THE PARTY OF WATERGATE
Rick Perlstein, the excellent historian of the Goldwater campaign, talks about the difference between conservatives and Republicans. He quotes liberal blogger, Digby, with the following remark: “‘Conservative’ is a magic word that applies to those who are in other conservatives’ good graces. Until they aren’t. At which point they are liberals.” I think that just about sums up our current situation. The party of Goldwater has become the party of Watergate. Money quote:
[C]onsider a group called the House Republican Caucus. They hold their controversial votes in the middle of the night: 2:54 am, 1:56 am, 2:39 am, 5:55 am on a Saturday morning.
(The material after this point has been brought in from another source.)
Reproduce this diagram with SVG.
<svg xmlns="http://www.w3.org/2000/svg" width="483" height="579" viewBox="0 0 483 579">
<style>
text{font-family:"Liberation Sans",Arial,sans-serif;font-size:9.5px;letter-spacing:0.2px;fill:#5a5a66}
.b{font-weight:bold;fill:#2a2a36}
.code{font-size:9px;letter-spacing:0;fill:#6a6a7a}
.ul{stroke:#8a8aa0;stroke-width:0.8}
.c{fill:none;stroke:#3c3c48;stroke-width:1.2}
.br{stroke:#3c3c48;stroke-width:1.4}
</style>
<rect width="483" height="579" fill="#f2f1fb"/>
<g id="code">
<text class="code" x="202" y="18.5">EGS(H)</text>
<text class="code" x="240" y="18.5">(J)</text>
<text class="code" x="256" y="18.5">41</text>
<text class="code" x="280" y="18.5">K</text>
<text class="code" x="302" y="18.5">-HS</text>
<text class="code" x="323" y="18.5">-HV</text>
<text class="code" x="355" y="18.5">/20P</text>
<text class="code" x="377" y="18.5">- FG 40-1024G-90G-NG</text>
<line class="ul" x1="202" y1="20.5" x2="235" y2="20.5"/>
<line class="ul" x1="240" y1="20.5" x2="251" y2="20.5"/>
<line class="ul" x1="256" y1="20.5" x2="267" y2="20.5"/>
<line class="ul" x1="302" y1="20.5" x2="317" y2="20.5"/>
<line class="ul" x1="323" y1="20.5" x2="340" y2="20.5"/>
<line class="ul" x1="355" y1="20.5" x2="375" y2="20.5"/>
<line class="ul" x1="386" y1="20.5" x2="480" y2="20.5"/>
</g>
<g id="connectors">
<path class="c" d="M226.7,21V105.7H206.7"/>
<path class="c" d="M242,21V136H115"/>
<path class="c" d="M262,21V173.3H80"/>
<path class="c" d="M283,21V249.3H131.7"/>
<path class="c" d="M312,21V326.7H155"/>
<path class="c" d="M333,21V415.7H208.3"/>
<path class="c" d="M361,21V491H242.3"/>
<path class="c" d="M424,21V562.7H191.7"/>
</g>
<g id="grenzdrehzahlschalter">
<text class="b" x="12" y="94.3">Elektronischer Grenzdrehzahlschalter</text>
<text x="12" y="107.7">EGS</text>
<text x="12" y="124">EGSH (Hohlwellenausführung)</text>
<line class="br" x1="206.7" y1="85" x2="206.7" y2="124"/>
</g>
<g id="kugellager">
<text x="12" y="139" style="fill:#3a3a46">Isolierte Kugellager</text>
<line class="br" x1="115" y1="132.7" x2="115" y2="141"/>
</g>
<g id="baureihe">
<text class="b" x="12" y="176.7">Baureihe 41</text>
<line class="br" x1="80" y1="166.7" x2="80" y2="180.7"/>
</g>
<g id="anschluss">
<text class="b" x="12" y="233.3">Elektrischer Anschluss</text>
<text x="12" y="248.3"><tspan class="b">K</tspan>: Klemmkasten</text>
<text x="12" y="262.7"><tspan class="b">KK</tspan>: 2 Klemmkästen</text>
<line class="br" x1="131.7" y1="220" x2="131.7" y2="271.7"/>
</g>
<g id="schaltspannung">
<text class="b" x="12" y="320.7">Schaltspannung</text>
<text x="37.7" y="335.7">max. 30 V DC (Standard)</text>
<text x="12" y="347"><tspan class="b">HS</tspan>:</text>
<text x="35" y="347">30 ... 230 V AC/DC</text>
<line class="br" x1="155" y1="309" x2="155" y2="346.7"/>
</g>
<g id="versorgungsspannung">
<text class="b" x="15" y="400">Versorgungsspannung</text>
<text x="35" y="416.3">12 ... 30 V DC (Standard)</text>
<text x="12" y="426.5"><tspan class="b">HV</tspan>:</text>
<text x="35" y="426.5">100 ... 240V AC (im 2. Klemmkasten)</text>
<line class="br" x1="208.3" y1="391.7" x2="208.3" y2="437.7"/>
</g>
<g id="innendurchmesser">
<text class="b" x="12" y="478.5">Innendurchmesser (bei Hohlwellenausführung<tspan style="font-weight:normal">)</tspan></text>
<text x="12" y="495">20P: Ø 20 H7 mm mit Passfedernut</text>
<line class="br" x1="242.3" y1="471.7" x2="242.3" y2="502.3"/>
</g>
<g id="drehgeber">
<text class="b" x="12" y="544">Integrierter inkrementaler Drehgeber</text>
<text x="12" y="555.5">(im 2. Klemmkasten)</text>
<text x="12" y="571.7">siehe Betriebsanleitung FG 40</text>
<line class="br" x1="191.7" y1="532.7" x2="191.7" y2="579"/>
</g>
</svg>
Or, for a vote on school vouchers in the D.C. public school system during primary season, during an out-of-town presidential debate.
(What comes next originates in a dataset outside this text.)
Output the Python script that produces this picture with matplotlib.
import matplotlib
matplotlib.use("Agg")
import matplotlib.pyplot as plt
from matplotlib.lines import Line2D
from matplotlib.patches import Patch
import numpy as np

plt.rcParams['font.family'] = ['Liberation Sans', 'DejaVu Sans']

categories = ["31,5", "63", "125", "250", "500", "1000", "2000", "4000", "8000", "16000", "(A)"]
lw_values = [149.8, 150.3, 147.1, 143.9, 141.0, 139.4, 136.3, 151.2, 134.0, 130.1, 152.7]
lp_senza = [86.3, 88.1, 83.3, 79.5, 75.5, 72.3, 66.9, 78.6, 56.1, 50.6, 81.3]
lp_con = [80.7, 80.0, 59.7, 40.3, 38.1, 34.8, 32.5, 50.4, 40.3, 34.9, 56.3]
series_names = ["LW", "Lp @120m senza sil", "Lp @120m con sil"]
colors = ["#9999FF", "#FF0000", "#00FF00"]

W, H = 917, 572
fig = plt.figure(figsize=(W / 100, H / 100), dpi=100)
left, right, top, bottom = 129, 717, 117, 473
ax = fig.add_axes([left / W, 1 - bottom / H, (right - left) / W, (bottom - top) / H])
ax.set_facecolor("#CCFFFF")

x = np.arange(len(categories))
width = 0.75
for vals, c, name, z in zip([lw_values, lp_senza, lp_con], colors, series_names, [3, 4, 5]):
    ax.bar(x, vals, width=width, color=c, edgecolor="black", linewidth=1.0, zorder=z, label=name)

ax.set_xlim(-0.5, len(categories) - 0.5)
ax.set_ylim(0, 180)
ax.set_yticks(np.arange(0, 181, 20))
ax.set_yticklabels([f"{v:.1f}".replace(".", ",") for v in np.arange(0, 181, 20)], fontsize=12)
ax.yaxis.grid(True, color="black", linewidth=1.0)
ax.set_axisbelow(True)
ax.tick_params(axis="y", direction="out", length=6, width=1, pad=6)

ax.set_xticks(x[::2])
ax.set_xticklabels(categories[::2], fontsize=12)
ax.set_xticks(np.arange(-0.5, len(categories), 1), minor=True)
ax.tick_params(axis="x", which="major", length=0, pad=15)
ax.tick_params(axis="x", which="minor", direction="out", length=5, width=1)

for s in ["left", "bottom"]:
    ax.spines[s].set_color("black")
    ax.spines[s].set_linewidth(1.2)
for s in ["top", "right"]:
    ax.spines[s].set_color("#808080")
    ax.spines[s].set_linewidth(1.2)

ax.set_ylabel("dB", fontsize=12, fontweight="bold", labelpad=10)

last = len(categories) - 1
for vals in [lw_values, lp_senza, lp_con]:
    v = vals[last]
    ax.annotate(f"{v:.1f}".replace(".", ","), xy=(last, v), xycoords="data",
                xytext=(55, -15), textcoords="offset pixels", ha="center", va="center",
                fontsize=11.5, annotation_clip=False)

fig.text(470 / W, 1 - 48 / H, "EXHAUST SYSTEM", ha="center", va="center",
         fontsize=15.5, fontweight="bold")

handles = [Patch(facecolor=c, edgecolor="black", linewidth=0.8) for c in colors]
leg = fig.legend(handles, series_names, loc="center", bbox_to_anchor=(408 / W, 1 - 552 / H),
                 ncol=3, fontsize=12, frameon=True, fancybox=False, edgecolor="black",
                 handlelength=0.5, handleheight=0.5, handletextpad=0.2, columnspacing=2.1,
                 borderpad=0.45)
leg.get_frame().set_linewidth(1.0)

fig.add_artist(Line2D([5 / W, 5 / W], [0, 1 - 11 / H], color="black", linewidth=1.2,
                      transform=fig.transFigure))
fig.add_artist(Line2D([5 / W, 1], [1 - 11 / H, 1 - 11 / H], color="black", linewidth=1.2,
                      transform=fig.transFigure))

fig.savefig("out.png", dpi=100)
Is this allergy to transparency a constitutive part of conservatism? A friend of mine suggests an answer, imagining Hillary Clinton reading conservative con law professor John Yoo’s assertion that “in the exercise of his plenary power to use military force, the President’s decisions are for him alone and are unreviewable”: ‘President Hillary thanks you.'”
And when these ‘conservatives’ have removed all checks from public spending, when they have validated detention of American citizens without trial, when they have endorsed torturing military detainees, when they have tried to write discrimination into the Constitution, and passed laws to govern individual right-to-death cases, where will they turn when their opponents regain power? When you have forsaken almost every principle you once had, what will protect you from the full force of government power in the hands of your enemies? Ah, then, there will be a reckoning. But not until. They’re enjoying power far too much right now to change anything.
BRITAIN AND MARRIAGE
To see the image of two men saying “I Do” projected onto the House of Commons is a pretty exhilarating moment for me, as you might imagine. When I left Britain twenty-one years ago, there was no question that America led the way in equal rights for gays. No longer. What’s remarkable about the British approach is their complete pragmatism. Legally, the relationships are called “civil partnerships.” Colloquially, everyone calls them what they are: civil marriages. I love the symbolism of Elton John marrying in the same civic space and by the same civil authority as the Prince of Wales. Here’s more on a remarkable day in my homeland. I’m particularly moved that the first man to marry his beloved will be someone terminally ill. “We are extremely happy and feel a great sense of achievement,” the man said at his hospice after the ceremony. That’s how much it matters to be accorded basic human dignity. I remember my attendance at a commitment ceremony (with no legal force) over a decade ago for an ex-boyfriend of mine in the advanced stages of AIDS. It meant so much to assert his humanity before he lost his life. In Britain, where “Virtually Normal” was published a decade ago, I faced derision from some in the gay community at the time for arguing that marriage was the central front in the battle for gay equality. It never occurred to me to believe that within ten years, we would have won. If I had stayed there, I’d be a fully equal citizen by now. Which prompts an interesting question: how many American immigrants in the past have actually had to give up liberty in order to come to this country? Welcome to the future.
QUOTE OF THE DAY
“You don’t talk about torture in the morning and then say in the afternoon: ‘Democratise yourself’,” – a “senior European diplomat,” commenting to the Financial Times on Condi Rice’s visit to Europe.